Jan Bednarek zaliczył kuriozalnego samobója w meczu ligowym. Polski defensor po prostu wbiegł z piłką do bramki.
W 23 kolejce Premier League ostatnie w tabeli Southampton podejmowało na własnym boisku Wolverhampton Wanderers. Gospodarze przegrali to spotkanie 1-2 a jednym z głównych winowajców porażki Świętych był Jan Bednarek. Reprezentant Polski w 73. minucie zdobył kuriozalną bramkę samobójczą, która doprowadziła do remisu.
Bednarek we własnym polu karnym zablokował strzał rywali, a następnie zupełnie nieatakowany wbiegł z piłką do własnej bramki.
Jan Bednarek ma wyjątkowe nieszczęście do sytuacji, za które będzie na długo zapamiętany. pic.twitter.com/GHZ1LVh14I
— Paweł Mocek (@pawexm) February 11, 2023
Zespół Jana Bednarka przegrał spotkanie z Wolves mimo tego, że od 27. minuty goście grali w osłabieniu. Mario Lemina został usunięty z placu gry po obejrzeniu drugiej żółtej kartki.
Niechlubny wyczyn polskiego stopera obija się szerokim echem w mediach społecznościowych:
Bednarek zdobył bramkę samobójczą. Musiał naprawdę się postarać, by w takim ustawieniu ciała trafić do własnej siatki.
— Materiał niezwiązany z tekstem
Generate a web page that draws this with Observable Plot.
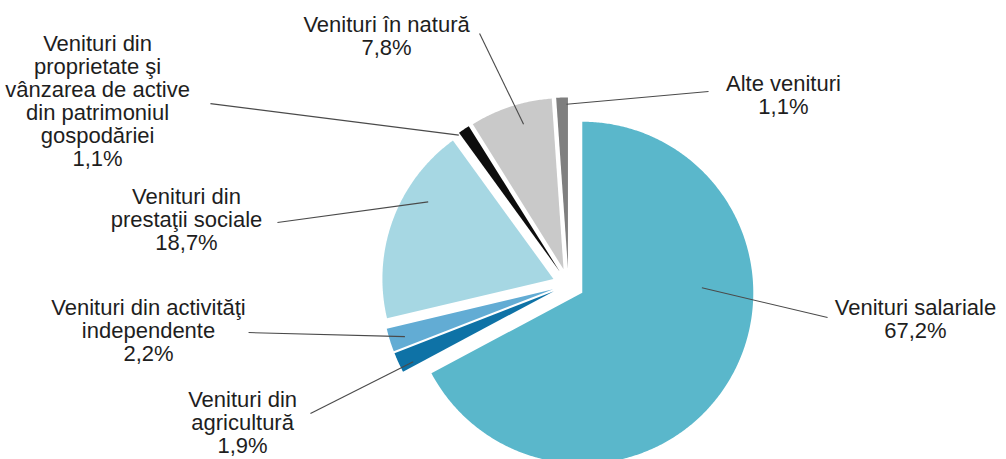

Imponujące – napisał jeden z brytyjskich profili piłkarskich na Twitterze.
Z kolei dziennikarz CBS Sport Ben Jacobs tak skomentował zachowanie obrońcy Southampton:
Bednarek niezdarnie wpadł do własnej siatki, zanim zaatakował go Joao Gomes.
Również rodacy zwrócili uwagę na absurdalnego samobója:
Jan Bednarek wygląda na gościa, który zmaga się z wypaleniem zawodowym.
— Tomasz Cwiakala (@cwiakala) February 11, 2023
Jan Bednarek w tym sezonie spisuje się bardzo słabo, w lidze do tej pory rozegrał jedynie 6 spotkań.